Not sure which I enjoy more–the show or these reviews! I want a vest like Castle’s. You should get one too.
I agree about the ex-wife. All she added to the show (IMO) was an excuse to throw more sex in there, as if there wasn’t enough of that on television already.
I watched a recording of last week’s just before this one, and was a little surprised at seeing a couple repetitious things–the superior’s insistence that they “catch this guy before he kills again,” and the killer masquerading as a cop to get more information.
Oh, and see you Friday!
Bobby – Hey, I’m just saying it wouldn’t hurt the writers of the show to do a little research. So why not start with my book?
Elena – I’m going to let Dave Swords answer your question. He’s also an expert in interview and interrogation.
I was witness to a situation that I’ve always wondered what the proper procedure actually was.
The police were questioning an eleven year old girl. The putative father authorized the questioning. The girl said she wanted an attorney. The cops ignored her request and insisted she answer the questions. They still did nothing when the alleged “father” slammed her across her head knocking her off her chair.

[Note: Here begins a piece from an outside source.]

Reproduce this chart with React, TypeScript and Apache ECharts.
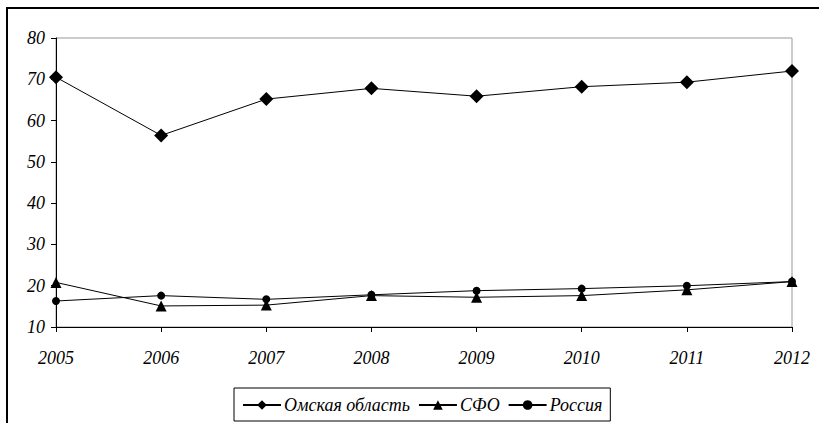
import React, { useEffect, useRef } from "react";
import * as echarts from "echarts";

const categories = ["2005", "2006", "2007", "2008", "2009", "2010", "2011", "2012"];
const omsk = [70.5, 56.4, 65.2, 67.8, 65.9, 68.2, 69.3, 72.0];
const sfo = [20.8, 15.1, 15.3, 17.6, 17.2, 17.6, 19.0, 21.0];
const russia = [16.3, 17.6, 16.7, 17.8, 18.8, 19.3, 20.0, 21.0];
const seriesNames = ["Омская область", "СФО", "Россия"];

const FONT = "Liberation Serif";
const txt = { fontFamily: FONT, fontStyle: "italic", fontSize: 18, color: "#000" };

export default function App() {
  const ref = useRef<HTMLDivElement>(null);
  useEffect(() => {
    if (!ref.current) return;
    const dom = ref.current;
    const chart = echarts.init(dom, null, { renderer: "svg" });
    const lineStyle = { color: "#000", width: 1 };
    const fixFonts = () => {
      dom.querySelectorAll("text").forEach((t) => {
        (t as SVGTextElement).style.fontFamily = "'Liberation Serif', 'Times New Roman', serif";
        (t as SVGTextElement).style.fontStyle = "italic";
      });
    };
    chart.on("finished", fixFonts);
    chart.setOption({
      animation: false,
      backgroundColor: "#fff",
      textStyle: { fontFamily: FONT },
      grid: {
        left: 56,
        right: 27,
        top: 38,
        bottom: 96,
        show: true,
        borderColor: "#999",
        borderWidth: 1,
      },
      legend: {
        left: 234,
        top: 388,
        orient: "horizontal",
        borderColor: "#000",
        borderWidth: 1,
        borderRadius: 0,
        padding: [8, 8, 7, 8],
        itemWidth: 38,
        itemHeight: 12,
        itemGap: 8,
        textStyle: { ...txt, padding: [0, 0, 0, -2] },
        data: seriesNames,
      },
      xAxis: {
        type: "category",
        data: categories,
        boundaryGap: false,
        axisLine: { lineStyle: { color: "#000", width: 1 } },
        axisTick: { show: true, length: 5, inside: false, lineStyle: { color: "#000" } },
        axisLabel: { ...txt, margin: 22 },
        splitLine: { show: false },
      },
      yAxis: {
        type: "value",
        min: 10,
        max: 80,
        interval: 10,
        axisLine: { show: true, lineStyle: { color: "#000", width: 1 } },
        axisTick: { show: true, length: 5, inside: false, lineStyle: { color: "#000" } },
        axisLabel: { ...txt, margin: 11 },
        splitLine: { show: false },
      },
      graphic: [
        {
          type: "rect",
          shape: { x: 7, y: 8, width: 840, height: 440 },
          style: { fill: "none", stroke: "#000", lineWidth: 2 },
          silent: true,
        },
      ],
      series: [
        {
          name: seriesNames[0],
          type: "line",
          data: omsk,
          symbol: "diamond",
          symbolSize: 14,
          lineStyle,
          itemStyle: { color: "#000" },
        },
        {
          name: seriesNames[1],
          type: "line",
          data: sfo,
          symbol: "triangle",
          symbolSize: 11,
          lineStyle,
          itemStyle: { color: "#000" },
        },
        {
          name: seriesNames[2],
          type: "line",
          data: russia,
          symbol: "circle",
          symbolSize: 8,
          lineStyle,
          itemStyle: { color: "#000" },
        },
      ],
    });
    fixFonts();
    const raf = requestAnimationFrame(fixFonts);
    const t1 = setTimeout(fixFonts, 50);
    const t2 = setTimeout(fixFonts, 300);
    return () => {
      cancelAnimationFrame(raf);
      clearTimeout(t1);
      clearTimeout(t2);
      chart.dispose();
    };
  }, []);
  return (
    <div
      ref={ref}
      style={{ position: "fixed", left: 0, top: 0, width: 819, height: 423, background: "#fff" }}
    />
  );
}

They were still trying to make her answer questions when another officer came in to say that there were a number of outstanding warrents on the man. That ended the situation – they took the guy off.
The girl later told me that the guy wasn’t related in any way, just living there and had told her he would kill her mother if she didn’t give the answers he wanted her to give.
I’ve always thought the officers acted improperly with her. What do you think?
Damn. I keep forgetting to watch Castle on Mondays. Once again, excellent review here Lee And I love your photos this week, particularly the Hendrix. And of course your “subtle” self promotion of your book. 🙂
Good morning, Lee,
Good analysis. Too bad the ME was missing. She gives you a good opportunity to teach by example – her bad example.
One added comment about someone asking for a lawyer – you’re absolutely right in that once they say “lawyer” – you are done questioning. I just want to add that an officer can’t go back at them at any later time. The suspect must initiate contact. And then, as a practical matter, officers need to put it on tape and be very specific about the fact that the suspect initiated contact.
Of course, that would be a good way for a writer to have a detective blow a case and get a confession thrown out.